**WHAT IS NEEDED**
Reproduce each line of the material exactly, minus any picture.
..............................
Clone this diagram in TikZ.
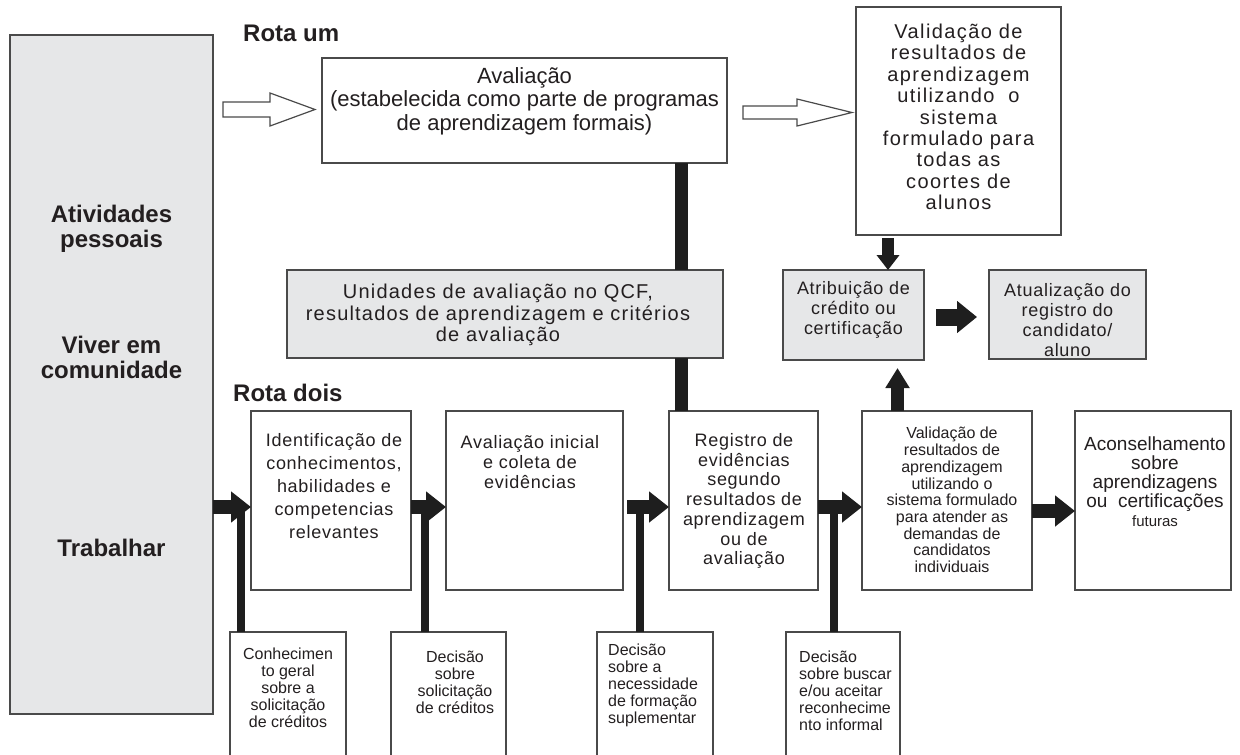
\documentclass[tikz,border=0pt]{standalone}
\usepackage{fontspec}
\setmainfont{Liberation Sans}
\newfontfamily\wideA{Liberation Sans}[LetterSpace=4]
\newfontfamily\wideB{Liberation Sans}[LetterSpace=6]
\newfontfamily\wideC{Liberation Sans}[LetterSpace=7]
\usetikzlibrary{arrows.meta}
\definecolor{boxgray}{HTML}{E6E7E8}
\definecolor{edgec}{HTML}{4A4A4A}
\definecolor{ink}{HTML}{231F20}
\definecolor{barc}{HTML}{1E1E1E}
\newcommand{\setfs}[2]{\fontsize{#1}{#2}\selectfont}
\begin{document}
\begin{tikzpicture}[x=1pt,y=-1pt,
  box/.style={draw=edgec, line width=1.4pt, fill=white, inner sep=0pt, outer sep=0pt},
  gbox/.style={box, fill=boxgray},
  txt/.style={align=center, inner sep=0pt, text=ink},
  ltxt/.style={align=left, inner sep=0pt, text=ink, anchor=west},
  bar/.style={draw=barc, line width=#1},
  bigarr/.style={draw=barc, line width=14pt, -{Triangle[length=20pt,width=30pt]}},
  hollow/.style={draw=edgec, line width=1.2pt, fill=white}]
\useasboundingbox (0,0) rectangle (1240,755);
\clip (0,0) rectangle (1240,755);

% coordinates for connectors
\coordinate (mx) at (681,0);
\coordinate (j1) at (241,507);
\coordinate (j2) at (425,507);
\coordinate (j3) at (640,507);
\coordinate (j4) at (834,507);
\coordinate (dx) at (888,0);
\coordinate (ux) at (897.5,0);
\coordinate (h1) at (223,109.5);
\coordinate (h2) at (743,112.5);

% boxes
\node[gbox, minimum width=203pt, minimum height=679pt] (big) at (111.5,374.5) {};
\node[box, minimum width=405pt, minimum height=105pt] (aval) at (524.5,110.5) {};
\node[box, minimum width=205pt, minimum height=228pt] (valtop) at (958.5,121) {};
\node[gbox, minimum width=436pt, minimum height=88pt] (unid) at (505,314) {};
\node[gbox, minimum width=141pt, minimum height=90pt] (atrib) at (853.5,315) {};
\node[gbox, minimum width=157pt, minimum height=89pt] (atual) at (1067.5,314.5) {};
\node[box, minimum width=160pt, minimum height=179pt] (ident) at (331,500.5) {};
\node[box, minimum width=177pt, minimum height=179pt] (avini) at (534.5,500.5) {};
\node[box, minimum width=149pt, minimum height=179pt] (reg) at (743.5,500.5) {};
\node[box, minimum width=170pt, minimum height=179pt] (valind) at (947,500.5) {};
\node[box, minimum width=156pt, minimum height=179pt] (acons) at (1153,500.5) {};
\node[box, minimum width=116pt, minimum height=148pt] (small1) at (288,706) {};
\node[box, minimum width=115pt, minimum height=148pt] (small2) at (448.5,706) {};
\node[box, minimum width=116pt, minimum height=148pt] (small3) at (655,706) {};
\node[box, minimum width=114pt, minimum height=148pt] (small4) at (843,706) {};

% bars
\draw[bar=13pt] (aval.south -| mx) -- (unid.north -| mx);
\draw[bar=13pt] (unid.south -| mx) -- (reg.north -| mx);
\draw[bar=8pt] (j1) -- (small1.north -| j1);
\draw[bar=8pt] (j2) -- (small2.north -| j2);
\draw[bar=8pt] (j3) -- (small3.north -| j3);
\draw[bar=8pt] (j4) -- (small4.north -| j4);

% thick arrows, route two
\draw[bigarr] (big.east |- 0,507) -- (ident.west |- 0,507);
\draw[bigarr] (ident.east |- 0,507) -- (avini.west |- 0,507);
\draw[bigarr, shorten <=4pt] (avini.east |- 0,507) -- (reg.west |- 0,507);
\draw[bigarr] (reg.east |- 0,507) -- (valind.west |- 0,507);
\draw[bigarr] (valind.east |- 0,511) -- (acons.west |- 0,511);

% arrows around credit boxes
\draw[draw=barc, line width=12pt, -{Triangle[length=15pt,width=22pt]}, shorten <=3pt] (valtop.south -| dx) -- (atrib.north -| dx);
\draw[draw=barc, line width=13pt, -{Triangle[length=20pt,width=23pt]}, shorten >=8pt] (valind.north -| ux) -- (atrib.south -| ux);
\draw[draw=barc, line width=17pt, -{Triangle[length=20pt,width=31pt]}, shorten <=12pt, shorten >=12pt] (atrib.east |- 0,317) -- (atual.west |- 0,317);

% hollow arrows, route one
\draw[hollow] (h1) ++(0,-7.5) -- ++(47,0) -- ++(0,-9) -- ++(45,16.5) -- ++(-45,16.5) -- ++(0,-9) -- ++(-47,0) -- cycle;
\draw[hollow] (h2) ++(0,-6.5) -- ++(54,0) -- ++(0,-7) -- ++(55,13.5) -- ++(-55,13.5) -- ++(0,-7) -- ++(-54,0) -- cycle;

% labels
\node[txt, font=\bfseries\setfs{24}{25}] (t1) at (111.5,229) {Atividades\\pessoais};
\node[txt, font=\bfseries\setfs{24}{25}] (t2) at (111.5,357) {Viver em\\comunidade};
\node[txt, font=\bfseries\setfs{24}{25}] (t3) at (111.5,548) {Trabalhar};
\node[ltxt, font=\bfseries\setfs{24}{25}] (rota1) at (243,33) {Rota um};
\node[ltxt, font=\bfseries\setfs{24}{25}] (rota2) at (233,393) {Rota dois};

\node[txt, font=\setfs{22}{23.5}] (avalt) at (524.5,101) {Avaliação\\(estabelecida como parte de programas\\de aprendizagem formais)};
\node[txt, font=\wideC\setfs{20}{21.4}] (valtopt) at (958.5,117) {Validação de\\resultados de\\aprendizagem\\utilizando\ \ o\\sistema\\formulado para\\todas as\\coortes de\\alunos};
\node[txt, font=\wideB\setfs{20}{21.5}] (unidt) at (498,315) {Unidades de avaliação no QCF,\\resultados de aprendizagem e critérios\\de avaliação};
\node[txt, font=\wideA\setfs{18}{20}] (atribt) at (853.5,310) {Atribuição de\\crédito ou\\certificação};
\node[txt, font=\wideA\setfs{18}{20}] (atualt) at (1067.5,320) {Atualização do\\registro do\\candidato/\\aluno};

\node[txt, font=\wideA\setfs{18}{23}] (identt) at (334,486) {Identificação de\\conhecimentos,\\habilidades e\\competencias\\relevantes};
\node[txt, font=\wideA\setfs{18}{20}] (avinit) at (530,462) {Avaliação inicial\\e coleta de\\evidências};
\node[txt, font=\wideA\setfs{18}{19.7}] (regt) at (744,501) {Registro de\\evidências\\segundo\\resultados de\\aprendizagem\\ou de\\avaliação};
\node[txt, font=\setfs{16}{16.7}] (valindt) at (952,500) {Validação de\\resultados de\\aprendizagem\\utilizando o\\sistema formulado\\para atender as\\demandas de\\candidatos\\individuais};
\node[txt, font=\setfs{19}{19}] (const) at (1155,482) {Aconselhamento\\sobre\\aprendizagens\\ou\ \ certificações\\{\setfs{15}{19}futuras}};

\node[txt, font=\setfs{16}{17}] (s1t) at (288,688) {Conhecimen\\to geral\\sobre a\\solicitação\\de créditos};
\node[txt, font=\setfs{16}{17}] (s2t) at (455,682) {Decisão\\sobre\\solicitação\\de créditos};
\node[ltxt, font=\setfs{16}{17}] (s3t) at (608,685.5) {Decisão\\sobre a\\necessidade\\de formação\\suplementar};
\node[ltxt, font=\setfs{16}{17}] (s4t) at (799,690.5) {Decisão\\sobre buscar\\e/ou aceitar\\reconhecime\\nto informal};
\end{tikzpicture}
\end{document}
..............................
**EXERCISE RESULT**
Clone this diagram in TikZ.
\documentclass[tikz,border=0pt]{standalone}
\usepackage{fontspec}
\setmainfont{Liberation Sans}
\newfontfamily\wideA{Liberation Sans}[LetterSpace=4]
\newfontfamily\wideB{Liberation Sans}[LetterSpace=6]
\newfontfamily\wideC{Liberation Sans}[LetterSpace=7]
\usetikzlibrary{arrows.meta}
\definecolor{boxgray}{HTML}{E6E7E8}
\definecolor{edgec}{HTML}{4A4A4A}
\definecolor{ink}{HTML}{231F20}
\definecolor{barc}{HTML}{1E1E1E}
\newcommand{\setfs}[2]{\fontsize{#1}{#2}\selectfont}
\begin{document}
\begin{tikzpicture}[x=1pt,y=-1pt,
  box/.style={draw=edgec, line width=1.4pt, fill=white, inner sep=0pt, outer sep=0pt},
  gbox/.style={box, fill=boxgray},
  txt/.style={align=center, inner sep=0pt, text=ink},
  ltxt/.style={align=left, inner sep=0pt, text=ink, anchor=west},
  bar/.style={draw=barc, line width=#1},
  bigarr/.style={draw=barc, line width=14pt, -{Triangle[length=20pt,width=30pt]}},
  hollow/.style={draw=edgec, line width=1.2pt, fill=white}]
\useasboundingbox (0,0) rectangle (1240,755);
\clip (0,0) rectangle (1240,755);

% coordinates for connectors
\coordinate (mx) at (681,0);
\coordinate (j1) at (241,507);
\coordinate (j2) at (425,507);
\coordinate (j3) at (640,507);
\coordinate (j4) at (834,507);
\coordinate (dx) at (888,0);
\coordinate (ux) at (897.5,0);
\coordinate (h1) at (223,109.5);
\coordinate (h2) at (743,112.5);

% boxes
\node[gbox, minimum width=203pt, minimum height=679pt] (big) at (111.5,374.5) {};
\node[box, minimum width=405pt, minimum height=105pt] (aval) at (524.5,110.5) {};
\node[box, minimum width=205pt, minimum height=228pt] (valtop) at (958.5,121) {};
\node[gbox, minimum width=436pt, minimum height=88pt] (unid) at (505,314) {};
\node[gbox, minimum width=141pt, minimum height=90pt] (atrib) at (853.5,315) {};
\node[gbox, minimum width=157pt, minimum height=89pt] (atual) at (1067.5,314.5) {};
\node[box, minimum width=160pt, minimum height=179pt] (ident) at (331,500.5) {};
\node[box, minimum width=177pt, minimum height=179pt] (avini) at (534.5,500.5) {};
\node[box, minimum width=149pt, minimum height=179pt] (reg) at (743.5,500.5) {};
\node[box, minimum width=170pt, minimum height=179pt] (valind) at (947,500.5) {};
\node[box, minimum width=156pt, minimum height=179pt] (acons) at (1153,500.5) {};
\node[box, minimum width=116pt, minimum height=148pt] (small1) at (288,706) {};
\node[box, minimum width=115pt, minimum height=148pt] (small2) at (448.5,706) {};
\node[box, minimum width=116pt, minimum height=148pt] (small3) at (655,706) {};
\node[box, minimum width=114pt, minimum height=148pt] (small4) at (843,706) {};

% bars
\draw[bar=13pt] (aval.south -| mx) -- (unid.north -| mx);
\draw[bar=13pt] (unid.south -| mx) -- (reg.north -| mx);
\draw[bar=8pt] (j1) -- (small1.north -| j1);
\draw[bar=8pt] (j2) -- (small2.north -| j2);
\draw[bar=8pt] (j3) -- (small3.north -| j3);
\draw[bar=8pt] (j4) -- (small4.north -| j4);

% thick arrows, route two
\draw[bigarr] (big.east |- 0,507) -- (ident.west |- 0,507);
\draw[bigarr] (ident.east |- 0,507) -- (avini.west |- 0,507);
\draw[bigarr, shorten <=4pt] (avini.east |- 0,507) -- (reg.west |- 0,507);
\draw[bigarr] (reg.east |- 0,507) -- (valind.west |- 0,507);
\draw[bigarr] (valind.east |- 0,511) -- (acons.west |- 0,511);

% arrows around credit boxes
\draw[draw=barc, line width=12pt, -{Triangle[length=15pt,width=22pt]}, shorten <=3pt] (valtop.south -| dx) -- (atrib.north -| dx);
\draw[draw=barc, line width=13pt, -{Triangle[length=20pt,width=23pt]}, shorten >=8pt] (valind.north -| ux) -- (atrib.south -| ux);
\draw[draw=barc, line width=17pt, -{Triangle[length=20pt,width=31pt]}, shorten <=12pt, shorten >=12pt] (atrib.east |- 0,317) -- (atual.west |- 0,317);

% hollow arrows, route one
\draw[hollow] (h1) ++(0,-7.5) -- ++(47,0) -- ++(0,-9) -- ++(45,16.5) -- ++(-45,16.5) -- ++(0,-9) -- ++(-47,0) -- cycle;
\draw[hollow] (h2) ++(0,-6.5) -- ++(54,0) -- ++(0,-7) -- ++(55,13.5) -- ++(-55,13.5) -- ++(0,-7) -- ++(-54,0) -- cycle;

% labels
\node[txt, font=\bfseries\setfs{24}{25}] (t1) at (111.5,229) {Atividades\\pessoais};
\node[txt, font=\bfseries\setfs{24}{25}] (t2) at (111.5,357) {Viver em\\comunidade};
\node[txt, font=\bfseries\setfs{24}{25}] (t3) at (111.5,548) {Trabalhar};
\node[ltxt, font=\bfseries\setfs{24}{25}] (rota1) at (243,33) {Rota um};
\node[ltxt, font=\bfseries\setfs{24}{25}] (rota2) at (233,393) {Rota dois};

\node[txt, font=\setfs{22}{23.5}] (avalt) at (524.5,101) {Avaliação\\(estabelecida como parte de programas\\de aprendizagem formais)};
\node[txt, font=\wideC\setfs{20}{21.4}] (valtopt) at (958.5,117) {Validação de\\resultados de\\aprendizagem\\utilizando\ \ o\\sistema\\formulado para\\todas as\\coortes de\\alunos};
\node[txt, font=\wideB\setfs{20}{21.5}] (unidt) at (498,315) {Unidades de avaliação no QCF,\\resultados de aprendizagem e critérios\\de avaliação};
\node[txt, font=\wideA\setfs{18}{20}] (atribt) at (853.5,310) {Atribuição de\\crédito ou\\certificação};
\node[txt, font=\wideA\setfs{18}{20}] (atualt) at (1067.5,320) {Atualização do\\registro do\\candidato/\\aluno};

\node[txt, font=\wideA\setfs{18}{23}] (identt) at (334,486) {Identificação de\\conhecimentos,\\habilidades e\\competencias\\relevantes};
\node[txt, font=\wideA\setfs{18}{20}] (avinit) at (530,462) {Avaliação inicial\\e coleta de\\evidências};
\node[txt, font=\wideA\setfs{18}{19.7}] (regt) at (744,501) {Registro de\\evidências\\segundo\\resultados de\\aprendizagem\\ou de\\avaliação};
\node[txt, font=\setfs{16}{16.7}] (valindt) at (952,500) {Validação de\\resultados de\\aprendizagem\\utilizando o\\sistema formulado\\para atender as\\demandas de\\candidatos\\individuais};
\node[txt, font=\setfs{19}{19}] (const) at (1155,482) {Aconselhamento\\sobre\\aprendizagens\\ou\ \ certificações\\{\setfs{15}{19}futuras}};

\node[txt, font=\setfs{16}{17}] (s1t) at (288,688) {Conhecimen\\to geral\\sobre a\\solicitação\\de créditos};
\node[txt, font=\setfs{16}{17}] (s2t) at (455,682) {Decisão\\sobre\\solicitação\\de créditos};
\node[ltxt, font=\setfs{16}{17}] (s3t) at (608,685.5) {Decisão\\sobre a\\necessidade\\de formação\\suplementar};
\node[ltxt, font=\setfs{16}{17}] (s4t) at (799,690.5) {Decisão\\sobre buscar\\e/ou aceitar\\reconhecime\\nto informal};
\end{tikzpicture}
\end{document}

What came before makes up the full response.